Comecemos então com o elenco. Como um amigo meu disse, você dificilmente encontrará um elenco nesse nível de excelência nesse ano. Joaquin Phoenix desenvolve aqui uma atuação imensurável em palavras, mas eu tentarei. É impressionante como desenvolve um ser humano a partir de um roteiro original, seu Freddie tem hábitos, maneirismos, modos de se portar e falar e só existe dessa maneira. Phoenix se entrega de corpo e alma, no sentido mais verdadeiro que essa expressão possa significar. Oposto à figura de Freddie temos Lancaster Dodd encarnado por Philip Seymour Hoffman que aliado a essa ideia de oposição vai numa linha de atuação completamente contrária a de Phoenix e o resultado disso é não menos que brilhante, como pode ser observado na cena da cadeia. E aí então temos a mulher por trás dos homens, A Mestra. Amy Adams se faz uma figura presente por todo o filme mesmo não estando em tela por grande parte dele. A dominação apaixonada de Peggy é tão forte que você avalia tudo o que acontece no filme pensando no que ela acha sobre aquilo. E é Peggy que profere a frase que define o que é O Mestre: “We will never dominate our eviroment the way we should unless we attack!”

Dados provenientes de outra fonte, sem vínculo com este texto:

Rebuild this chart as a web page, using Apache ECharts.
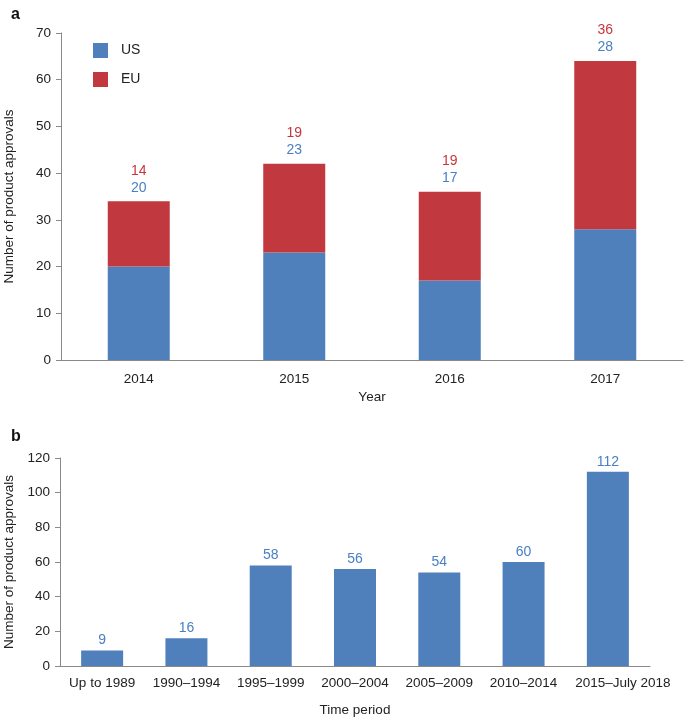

Agora um breve parágrafo para falar sobre a estética do filme. Ambientado em 1950, não há nenhum aspecto do filme que não exale essa característica especificamente. Cenários e Figurinos muito simples, mas hermeticamente construídos para retratar essa época. A trilha de Jonny Greenwood nos situa através de canções que remetem aos idos anos. E o ápice se encontra na fotografia de Mihai Malăimare, Jr. que mantém essa linha de simplicidade mas que dá ao filme um toque antigo, como se tivesse sido filmado com câmeras antigas.

Dedico o último parágrafo pra falar de quem? Do Mestre: Paul. Thomas. Anderson. Melhor do que mestre seria o termo maestro, pois comanda essa orquestra com mãos firmes. Como mencionei antes PTA toma seu tempo, desenvolve tudo, filma sem pressa. Seu filme pode ser lido através de atos que agem progressivamente através da interação de seus personagens, culminando num final muito claro, muito realista daquilo que eles demonstram ser desde o começo. Nada é barato, nada está ali somente por estar, Anderson tem controle até sobre a imprevisibilidade que é a atuação de Joaquin Phoenix e entrega um filme que ao meu ver tem sido incompreendido. Ao fazer alusões a natureza não tão bonita do homem e a instituições “conhecidas” pela sociedade O Mestre tem encontrado um público cheio de juízos pré-concebidos a seu respeito que prejudicam na total apreciação e entendimento dele. O que eu acho? Quem perde são eles.

Com 3 indicações ao Oscar (os três atores), O Mestre chegou hoje às principais capitais brasileiras e merece ser conferido – quantas vezes for preciso. E tenham certeza que o tempo dará o seu devido reconhecimento.